3. An Examination of the 'Spoke' Diagram and the Implications for Blade Stresses Figure 8 is notable because it illustrates that more than one flapping mode is excited at nearly the same rotor r.p.m. The noteworthy cases are listed in Table IV below.

The autogyro is fitted with a two bladed teetering rotor and it is therefore reasonable to expect that forces at even multiples of the rotor speed will be the more significant.

The normal take-off procedure for the autogyro without pre-spin fitted, is to spin the rotor by hand up to between 50 and 100 r.p.m. with control column fully forward and aircraft facing into wind. The control column is centralised whilst taxiing between 5-15 m.p.h. airspeed and waiting for the wind to increase rotor r.p.m. The control column is gradually eased back as the rotor gathers speed. With rotor spinning at 100 r.p.m. or more and stiek fully back, taxi forward at 15-20 m.p.h. airspeed allowing rotor to gather r.p.m. When rotor reaches 200 r.p.m. open throttle fully. Rotor will continue to

increase r.p.m. and nosewheel,will lift off at about 300 r.p.m./20 knots. The control column is then centralised and manipulated to balance autogyro on main wheels and as airspeed builds up machine will leave the ground. Level off at

a height of l metre and let airspeed build up in excess of 30 knots before climbing away. The best climb out is achieved at about 35 knots.

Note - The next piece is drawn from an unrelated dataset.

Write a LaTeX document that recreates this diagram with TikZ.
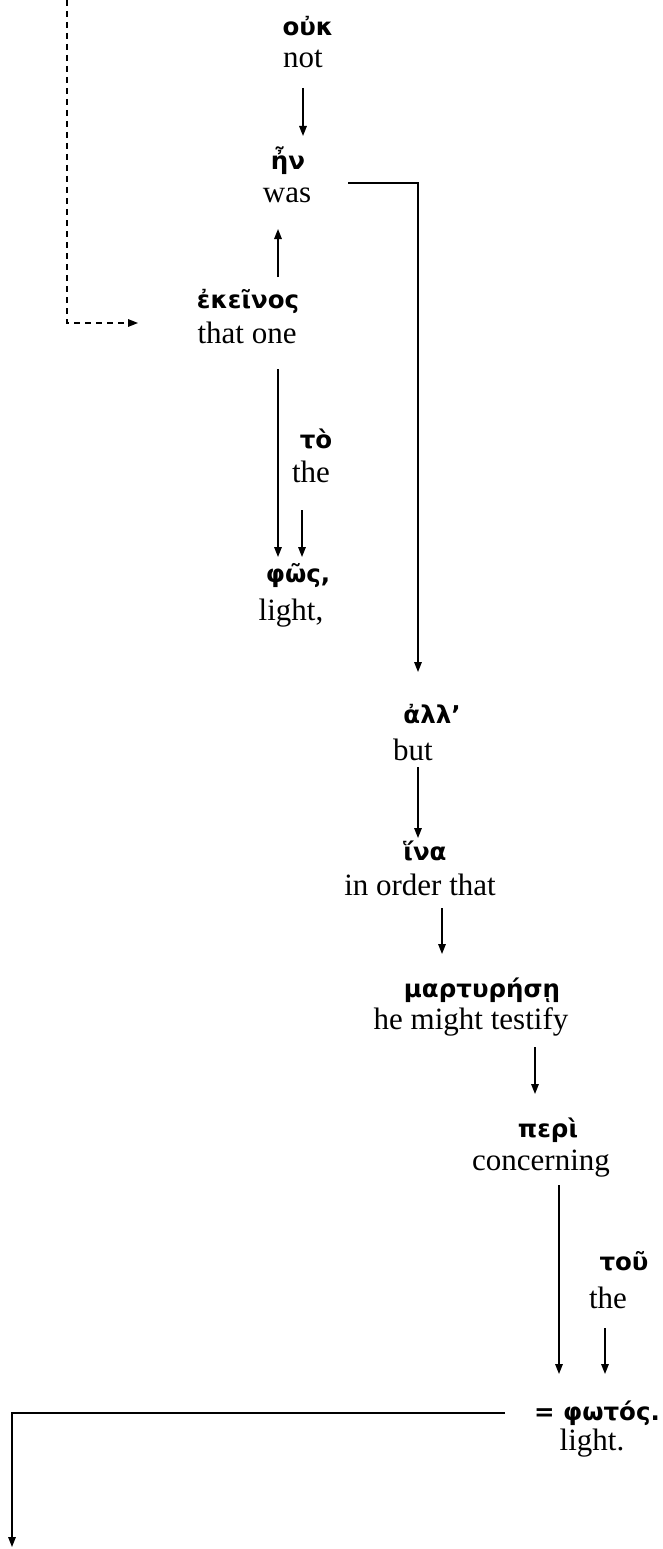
\documentclass[tikz,border=0pt]{standalone}
\usepackage{fontspec}
\setmainfont{Liberation Serif}
\newfontfamily\grk{DejaVu Sans}
\usetikzlibrary{arrows.meta}
\tikzset{
  gr/.style={inner sep=0pt, anchor=base, font=\grk\bfseries\fontsize{24.5}{28}\selectfont},
  en/.style={inner sep=0pt, anchor=base, font=\fontsize{31}{34}\selectfont},
  link/.style={line width=1.5pt},
  arr/.style={link, -{Triangle[length=10pt,width=7.5pt]}},
  darr/.style={arr, dash pattern=on 6pt off 5pt}
}
\begin{document}
\begin{tikzpicture}[x=1pt,y=-1pt]
\useasboundingbox (0,0) rectangle (663,1549);

% words: Greek above, English gloss below
\node[gr] (g1) at (308,36) {οὐκ};
\node[en] (e1) at (303,68) {not};
\node[gr] (g2) at (288,170) {ἦν};
\node[en] (e2) at (287,203) {was};
\node[gr] (g3) at (248,308) {ἐκεῖνος};
\node[en] (e3) at (247,343) {that one};
\node[gr] (g4) at (316,448) {τὸ};
\node[en] (e4) at (311,482) {the};
\node[gr] (g5) at (298,582) {φῶς,};
\node[en] (e5) at (291,620) {light,};
\node[gr] (g6) at (432,723) {ἀλλ’};
\node[en] (e6) at (413,760) {but};
\node[gr] (g7) at (425,860) {ἵνα};
\node[en] (e7) at (420,895) {in order that};
\node[gr] (g8) at (482,997) {μαρτυρήσῃ};
\node[en] (e8) at (471,1029) {he might testify};
\node[gr] (g9) at (548,1137) {περὶ};
\node[en] (e9) at (541,1170) {concerning};
\node[gr] (g10) at (624,1270) {τοῦ};
\node[en] (e10) at (608,1308) {the};
\node[gr] (g11) at (597,1420) {= φωτός.};
\node[en] (e11) at (592,1450) {light.};

% connector end points
\coordinate (dtop) at (67,0);
\coordinate (dbend) at (67,323);
\coordinate (dend) at (138,323);
\coordinate (a1s) at (303,88);
\coordinate (a1e) at (303,136);
\coordinate (a2s) at (278,277);
\coordinate (a2e) at (278,229);
\coordinate (b1s) at (348,183);
\coordinate (b1m) at (418,183);
\coordinate (b1e) at (418,672);
\coordinate (a3s) at (278,369);
\coordinate (a3e) at (278,557);
\coordinate (a4s) at (302,510);
\coordinate (a4e) at (302,557);
\coordinate (a5s) at (418,767);
\coordinate (a5e) at (418,838);
\coordinate (a6s) at (442,908);
\coordinate (a6e) at (442,954);
\coordinate (a7s) at (535,1047);
\coordinate (a7e) at (535,1094);
\coordinate (a8s) at (559,1185);
\coordinate (a8e) at (559,1374);
\coordinate (a9s) at (605,1328);
\coordinate (a9e) at (605,1374);
\coordinate (c1s) at (505,1413);
\coordinate (c1m) at (12,1413);
\coordinate (c1e) at (12,1547);

\draw[darr] (dtop) -- (dbend) -- (dend);
\draw[arr] (a1s) -- (a1e);
\draw[arr] (a2s) -- (a2e);
\draw[arr] (b1s) -- (b1m) -- (b1e);
\draw[arr] (a3s) -- (a3e);
\draw[arr] (a4s) -- (a4e);
\draw[arr] (a5s) -- (a5e);
\draw[arr] (a6s) -- (a6e);
\draw[arr] (a7s) -- (a7e);
\draw[arr] (a8s) -- (a8e);
\draw[arr] (a9s) -- (a9e);
\draw[arr] (c1s) -- (c1m) -- (c1e);
\end{tikzpicture}
\end{document}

With spin up device fitted, aircraft is faced into wind brakes on, control column fully forward, engine at fast idle. Rotor started by gentle hand swing, gear engaged, then clutch gently engaged whilst manipulating throttle. Throttle opened up slowly to increase r.p.m. Stick is now

centralised, throttle opened up to give approximately 200 rotor r.p.m. when clutch and gear will trip out. Stick fully back, brakes off, throttle opened wide. As aircraft moves forward rotor will continue to increase r.p.m. and nosewheel will lift off at about 300 r.p.m./20 knots. The control column is then centralised and manipulated to balance autogyro on main wheels and as airspeed builds up machine will leave the ground. Level off at a height of

l metre and let airspeed build up in excess of 30 knots before climbing away. Best climb out is achieved at about 35 knots.

This manoeuvre has been described in some detail because the rotor accelerates through the rotor rev/min where the modal coincidences occur

(Table IV). In the case of the autogyro accidents mentioned in the introduction the rotor rev/min fell to a very low value because of a less than unit 'g'

manoeuvre and hence may be subject to similar effects.

It is worthy of note that from the many test flights conducted, rates of change of rotor r.p.m. of 25 r.p.m./second were common place, 150 r.p.m./ second not unusual in a flare and rates of change of rotor r.p.m. in excess of 200 r.p.m./second experienced under certain adverse conditions.

One flight demands particular comment. The autogyro rotor was carefully tracked and inspected before the flight. Take off followed the procedure

described above for aircraft without spin up device, but at rotor revs/min somewhat below 300 (pilot's reading of instrument) a violent nosewheel shimmy developed. It was possible to accelerate and take off but the violent

vibration of the structure and control stick shake continued for some seconds after the autogyro was airborne. These observations were confirmed by two independant ground observers. A further six take offs were conducted with the same result. On the eighth run almost as soon as the nosewheel shimmy developed the autogyro left the ground in a steep nose up attitude and full forward

movement of the control column failed to lower the autogyro's nose up attitude. The pilot noted violent control stick shake and control panel vibration, large amplitude mass balance mounting structure vibration as well as vibration of the vertical post. The autogyro was recovered by gently closing the engine throttle and allowing the aircraft to sink into the runway. It was notable that at no point did the pilot have any difficulty in keeping the aircraft in a level attitude in roll. During the flight the nosewheel tyre burst.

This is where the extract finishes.